• INSTRUCTIONS FOR THE TASK:
Print the lines from the one that contains "Generate a Python" to the one that contains "joinstyle='miter')])", inclusive, exactly as they appear, and please drop any pictures.

____ RECORDED INFORMATION

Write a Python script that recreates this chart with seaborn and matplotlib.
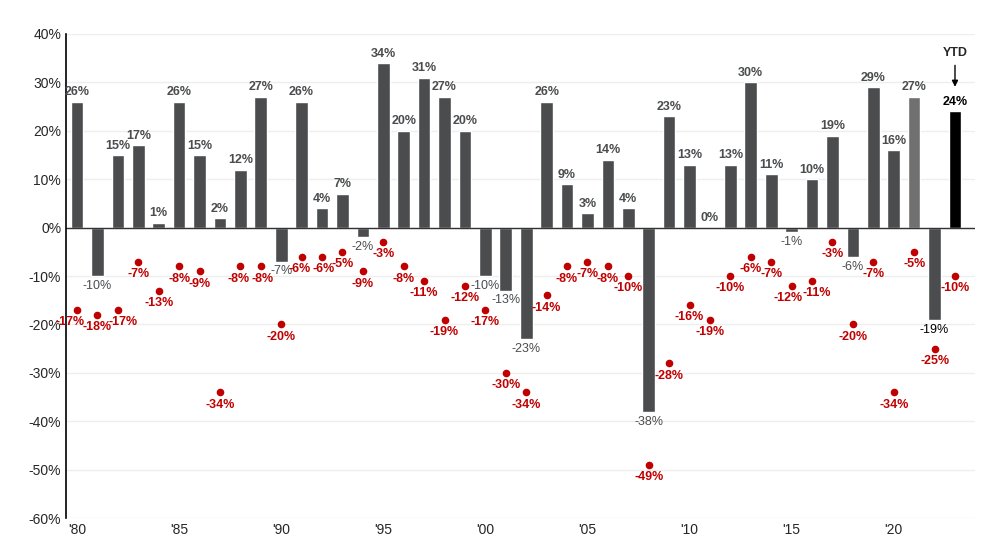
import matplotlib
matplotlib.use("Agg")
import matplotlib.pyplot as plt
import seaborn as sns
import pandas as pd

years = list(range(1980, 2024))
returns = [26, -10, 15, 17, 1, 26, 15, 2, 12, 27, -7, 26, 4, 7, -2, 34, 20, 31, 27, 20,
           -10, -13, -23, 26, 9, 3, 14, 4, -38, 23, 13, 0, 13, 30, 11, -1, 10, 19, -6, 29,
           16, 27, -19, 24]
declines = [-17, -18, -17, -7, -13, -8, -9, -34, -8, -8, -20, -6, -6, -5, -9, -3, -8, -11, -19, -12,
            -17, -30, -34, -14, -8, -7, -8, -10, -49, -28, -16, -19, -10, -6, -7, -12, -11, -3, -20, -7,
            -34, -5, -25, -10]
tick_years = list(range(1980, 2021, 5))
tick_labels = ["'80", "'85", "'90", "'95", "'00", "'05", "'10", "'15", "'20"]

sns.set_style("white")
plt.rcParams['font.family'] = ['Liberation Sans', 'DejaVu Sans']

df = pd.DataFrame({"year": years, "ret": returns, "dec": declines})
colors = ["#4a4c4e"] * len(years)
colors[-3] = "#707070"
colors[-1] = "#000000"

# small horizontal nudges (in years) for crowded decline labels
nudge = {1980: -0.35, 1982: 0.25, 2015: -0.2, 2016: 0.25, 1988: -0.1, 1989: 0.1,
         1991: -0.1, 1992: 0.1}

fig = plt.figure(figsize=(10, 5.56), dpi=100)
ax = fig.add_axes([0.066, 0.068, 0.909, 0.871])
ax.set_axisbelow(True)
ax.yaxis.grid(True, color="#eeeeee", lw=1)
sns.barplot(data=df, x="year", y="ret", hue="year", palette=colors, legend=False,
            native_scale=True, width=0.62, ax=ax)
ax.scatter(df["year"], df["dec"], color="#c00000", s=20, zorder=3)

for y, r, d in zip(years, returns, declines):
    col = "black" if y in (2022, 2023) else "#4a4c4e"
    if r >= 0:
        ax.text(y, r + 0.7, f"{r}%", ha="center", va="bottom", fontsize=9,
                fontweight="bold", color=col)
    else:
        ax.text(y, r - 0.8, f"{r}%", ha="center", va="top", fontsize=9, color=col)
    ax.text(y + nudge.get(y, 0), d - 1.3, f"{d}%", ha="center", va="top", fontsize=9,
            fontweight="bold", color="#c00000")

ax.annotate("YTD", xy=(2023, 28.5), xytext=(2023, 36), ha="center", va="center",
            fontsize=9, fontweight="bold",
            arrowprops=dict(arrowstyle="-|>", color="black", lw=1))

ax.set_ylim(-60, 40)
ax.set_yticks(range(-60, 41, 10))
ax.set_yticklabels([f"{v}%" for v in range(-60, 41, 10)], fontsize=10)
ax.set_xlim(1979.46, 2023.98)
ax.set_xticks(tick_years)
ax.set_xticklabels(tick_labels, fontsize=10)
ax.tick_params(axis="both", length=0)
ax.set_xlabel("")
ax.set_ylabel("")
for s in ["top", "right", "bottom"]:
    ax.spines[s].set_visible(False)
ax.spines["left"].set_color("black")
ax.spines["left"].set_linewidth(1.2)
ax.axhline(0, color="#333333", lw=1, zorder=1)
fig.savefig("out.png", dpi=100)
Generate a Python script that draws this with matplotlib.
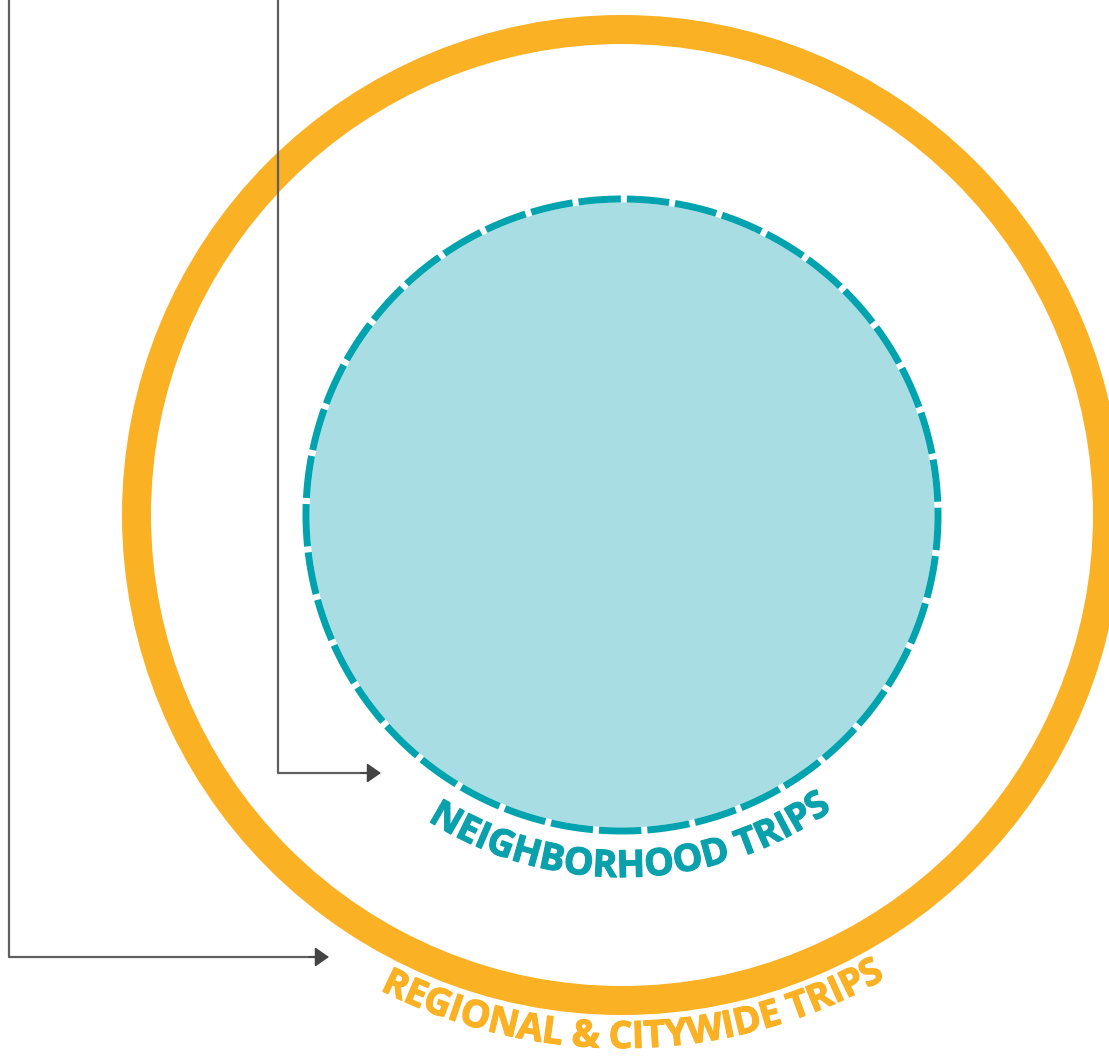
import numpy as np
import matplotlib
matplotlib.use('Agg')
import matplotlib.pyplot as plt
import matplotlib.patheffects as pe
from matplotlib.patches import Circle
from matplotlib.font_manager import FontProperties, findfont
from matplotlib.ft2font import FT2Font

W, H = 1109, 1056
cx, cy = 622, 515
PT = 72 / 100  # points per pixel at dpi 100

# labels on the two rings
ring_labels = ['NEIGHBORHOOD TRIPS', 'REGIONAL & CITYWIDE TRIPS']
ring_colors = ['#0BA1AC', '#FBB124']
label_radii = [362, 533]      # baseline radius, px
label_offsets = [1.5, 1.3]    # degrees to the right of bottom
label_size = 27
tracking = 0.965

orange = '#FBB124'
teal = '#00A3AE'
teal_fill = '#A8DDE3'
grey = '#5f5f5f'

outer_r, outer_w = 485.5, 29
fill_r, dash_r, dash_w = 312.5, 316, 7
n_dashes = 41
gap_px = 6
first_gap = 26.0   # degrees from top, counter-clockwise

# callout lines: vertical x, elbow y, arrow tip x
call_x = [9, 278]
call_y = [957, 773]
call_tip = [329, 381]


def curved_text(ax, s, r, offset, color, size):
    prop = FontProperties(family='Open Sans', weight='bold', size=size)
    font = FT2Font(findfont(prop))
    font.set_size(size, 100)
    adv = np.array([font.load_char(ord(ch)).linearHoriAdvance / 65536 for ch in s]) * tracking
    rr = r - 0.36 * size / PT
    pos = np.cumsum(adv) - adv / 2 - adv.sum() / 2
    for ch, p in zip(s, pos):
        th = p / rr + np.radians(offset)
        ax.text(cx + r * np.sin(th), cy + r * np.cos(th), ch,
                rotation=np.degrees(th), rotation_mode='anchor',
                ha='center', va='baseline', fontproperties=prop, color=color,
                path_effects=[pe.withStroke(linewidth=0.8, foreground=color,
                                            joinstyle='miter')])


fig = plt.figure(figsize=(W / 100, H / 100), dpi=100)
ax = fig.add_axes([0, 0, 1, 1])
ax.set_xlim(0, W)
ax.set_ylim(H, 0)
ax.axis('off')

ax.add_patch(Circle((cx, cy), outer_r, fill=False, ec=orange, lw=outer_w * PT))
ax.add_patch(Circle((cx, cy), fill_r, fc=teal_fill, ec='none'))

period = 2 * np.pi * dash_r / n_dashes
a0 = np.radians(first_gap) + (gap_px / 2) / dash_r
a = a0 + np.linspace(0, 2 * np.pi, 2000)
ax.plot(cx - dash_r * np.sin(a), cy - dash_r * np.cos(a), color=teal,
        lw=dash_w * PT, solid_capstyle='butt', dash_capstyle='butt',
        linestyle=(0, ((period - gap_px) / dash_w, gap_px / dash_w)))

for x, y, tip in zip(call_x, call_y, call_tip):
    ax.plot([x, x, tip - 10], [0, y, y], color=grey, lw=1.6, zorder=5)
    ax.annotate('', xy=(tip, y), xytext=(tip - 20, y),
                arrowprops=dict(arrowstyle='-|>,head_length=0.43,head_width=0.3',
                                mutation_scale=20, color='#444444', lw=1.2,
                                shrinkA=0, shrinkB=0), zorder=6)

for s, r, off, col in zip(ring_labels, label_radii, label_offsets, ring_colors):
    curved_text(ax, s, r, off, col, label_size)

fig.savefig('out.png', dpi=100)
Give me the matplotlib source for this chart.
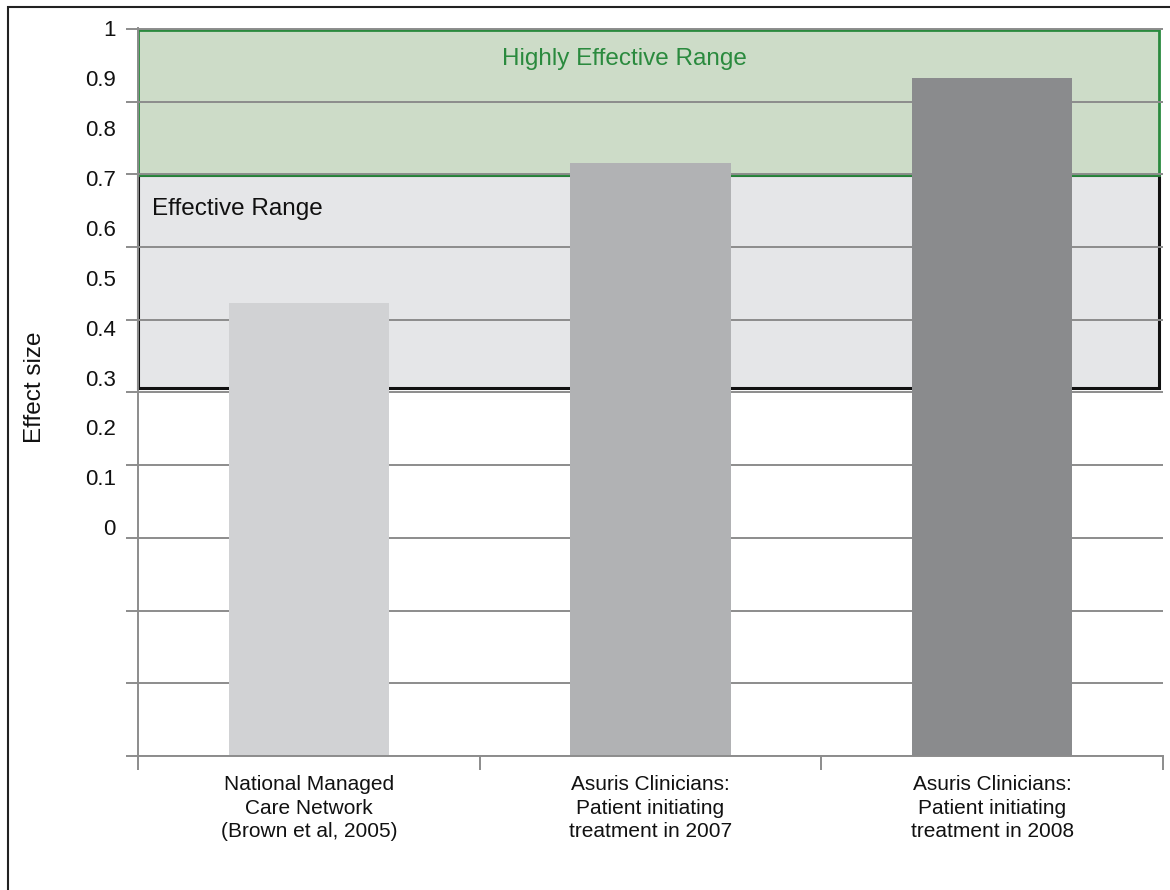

________

• TASK SOLUTION:
Generate a Python script that draws this with matplotlib.
import numpy as np
import matplotlib
matplotlib.use('Agg')
import matplotlib.pyplot as plt
import matplotlib.patheffects as pe
from matplotlib.patches import Circle
from matplotlib.font_manager import FontProperties, findfont
from matplotlib.ft2font import FT2Font

W, H = 1109, 1056
cx, cy = 622, 515
PT = 72 / 100  # points per pixel at dpi 100

# labels on the two rings
ring_labels = ['NEIGHBORHOOD TRIPS', 'REGIONAL & CITYWIDE TRIPS']
ring_colors = ['#0BA1AC', '#FBB124']
label_radii = [362, 533]      # baseline radius, px
label_offsets = [1.5, 1.3]    # degrees to the right of bottom
label_size = 27
tracking = 0.965

orange = '#FBB124'
teal = '#00A3AE'
teal_fill = '#A8DDE3'
grey = '#5f5f5f'

outer_r, outer_w = 485.5, 29
fill_r, dash_r, dash_w = 312.5, 316, 7
n_dashes = 41
gap_px = 6
first_gap = 26.0   # degrees from top, counter-clockwise

# callout lines: vertical x, elbow y, arrow tip x
call_x = [9, 278]
call_y = [957, 773]
call_tip = [329, 381]


def curved_text(ax, s, r, offset, color, size):
    prop = FontProperties(family='Open Sans', weight='bold', size=size)
    font = FT2Font(findfont(prop))
    font.set_size(size, 100)
    adv = np.array([font.load_char(ord(ch)).linearHoriAdvance / 65536 for ch in s]) * tracking
    rr = r - 0.36 * size / PT
    pos = np.cumsum(adv) - adv / 2 - adv.sum() / 2
    for ch, p in zip(s, pos):
        th = p / rr + np.radians(offset)
        ax.text(cx + r * np.sin(th), cy + r * np.cos(th), ch,
                rotation=np.degrees(th), rotation_mode='anchor',
                ha='center', va='baseline', fontproperties=prop, color=color,
                path_effects=[pe.withStroke(linewidth=0.8, foreground=color,
                                            joinstyle='miter')])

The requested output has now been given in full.